Hey, it's me, Yosos. Soooo... I hit 500 followers. That number feels like it should be something to celebrate, something I should be proud of, and maybe a part of me is, but honestly? I'm not sure how to feel about it. Younger me would've been over the moon. He would've sat at his old computer refreshing the page over and over watching the number climb, notifications popping up one by one, making him feel like he mattered. Like he existed. Like he was useful. That version of me thought if enough people noticed him maybe he wouldn't feel so lonely anymore.
But now? Now I don't think it matters. I don't feel that excitement anymore. I think I've just learned to live with the feeling of not really existing in any meaningful way.
I've realized I'm not important in people's lives, or maybe I am to some, but only in a fleeting way. Most of the time I'm just there. Just a name, a face, or a profile they scroll past. And the more I think about it the more I realize how easily I could be replaced. Like I'm just another toy, something people pick up for a while before moving on to something better.
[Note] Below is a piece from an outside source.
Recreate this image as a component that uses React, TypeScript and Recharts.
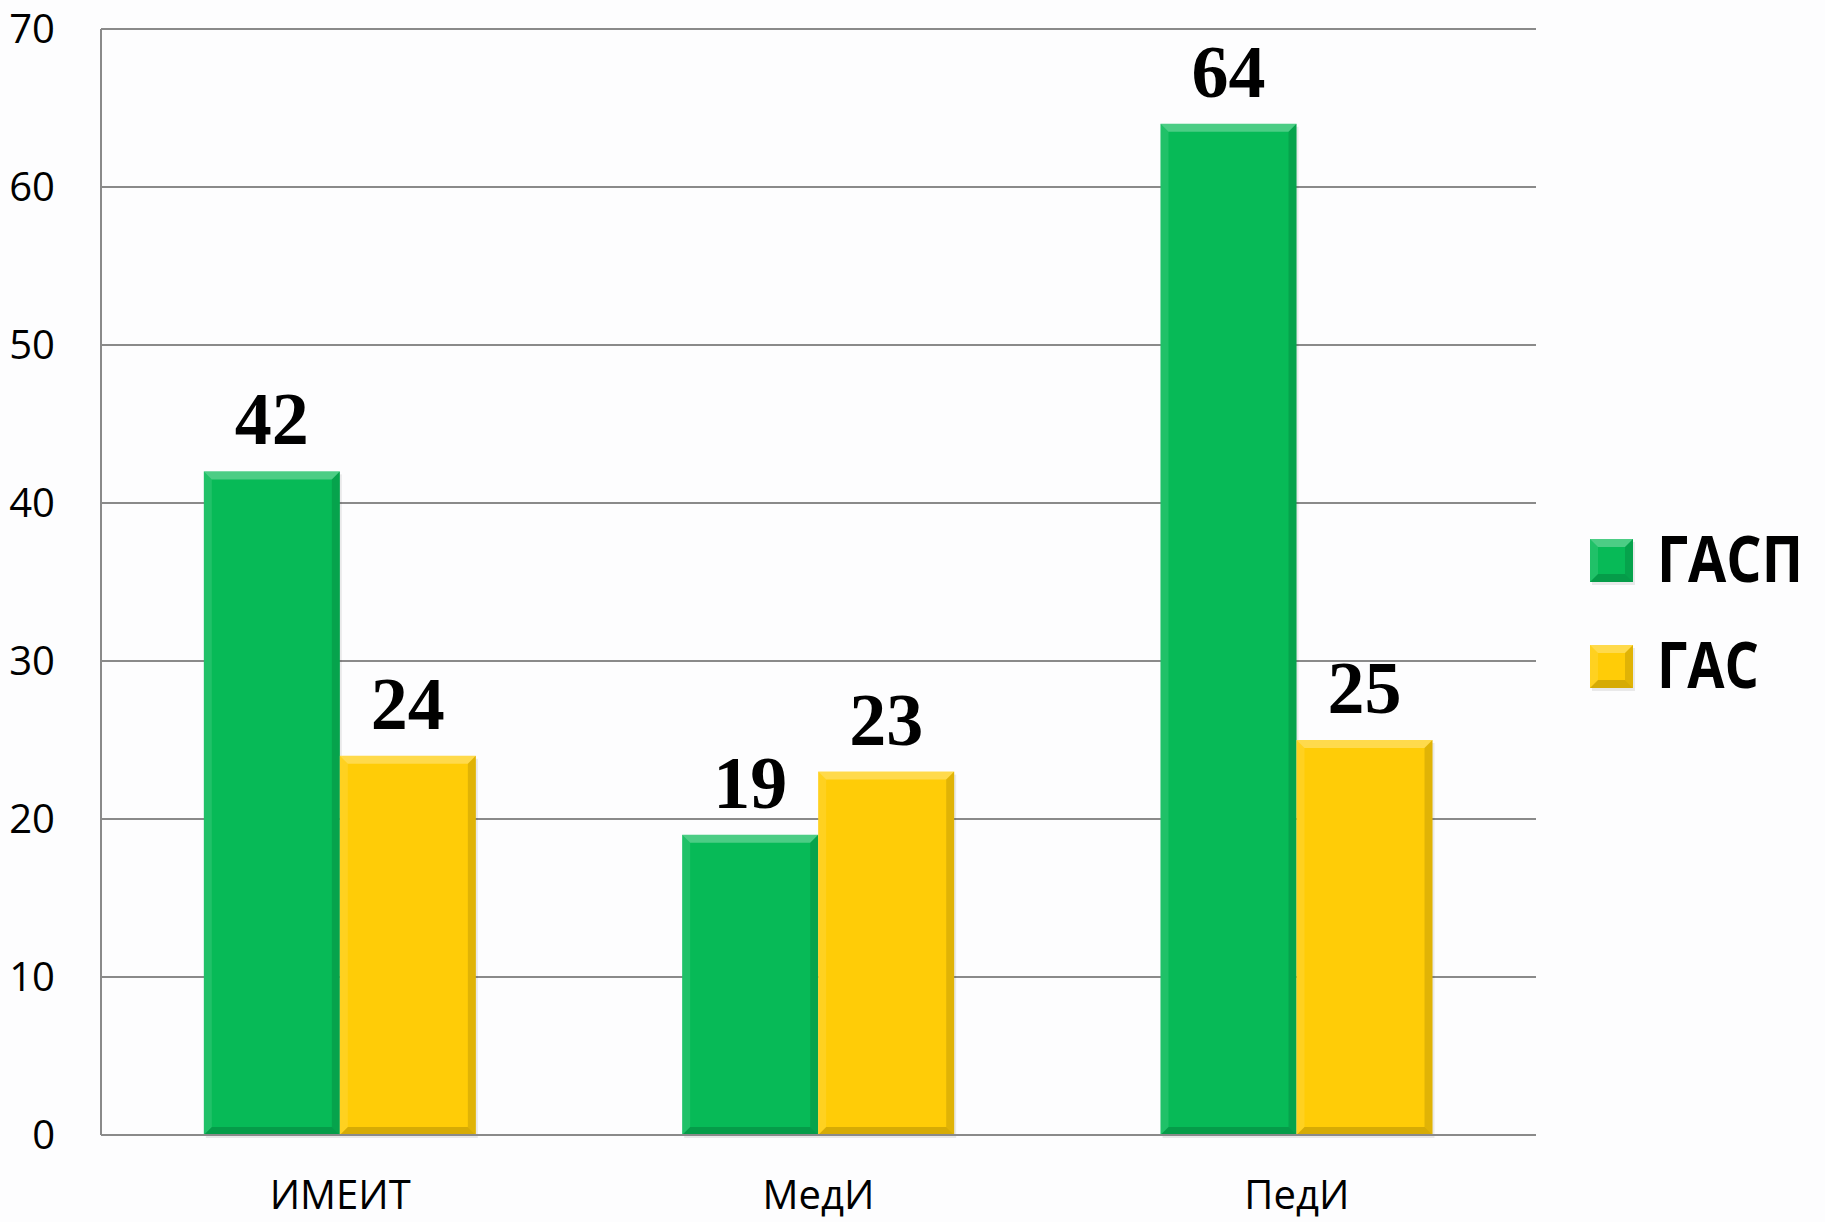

There will always be someone better than me, someone who makes more sense, who fits better, who's more fun to be around, who's more active, who does more. And that's fine. That's life, right? But it doesn't make it hurt any less. Having followers doesn't make me feel better. If anything it makes me feel worse. More people watching means more pressure, more expectations, more ways to mess up. It feels like I'm standing in front of a crowd I didn't ask for, waiting for someone to point out all the ways I'm not good enough. I don't even like the word fans. It feels so wrong. I never wanted a following. I never wanted people to look up to me. The idea of being idolized honestly terrifies me because I know I'm not someone worth looking up to. I'll just let people down in the end. I always do. Sometimes it makes me wonder if people actually like my art or even me, if they care about what I create, or if they're just here out of habit. Do they even notice me? Or am I just another account they scroll past? I don't know. I don't feel great about it all today. To show my gratitude though, I thought about making some pixel art or animations. If you message me on Newgrounds within 24 hours or whenever, I'll try to create something for you. But I want to be honest, I might not get to everyone. Some might take a long time, others might not happen at all because of my schedule or just how I feel. Sometimes it's hard to even try. And no, I'm not doing anything NSFW. It's just not my thing anymore. I don't know if this is enough. I don't even know if it matters. But it's the only way I can think of to say thank you to everyone who keeps following this account, even if I don't fully understand why. So yeah, thanks for 500 followers. Maybe we'll hit 600 someday, or maybe we won't. Either way, happy New Year. I hope to see you all next year. Maybe things will feel a little better by then.
Zakeblue1
don't burn yourself just because you think your art or the animations you've done is bad or just not worth the appreciation. it's not healthy.
remember there's a reason why everyone followed you and liked your works. so be proud of yourself. yet, your younger self might be even more proud of you then you will ever be.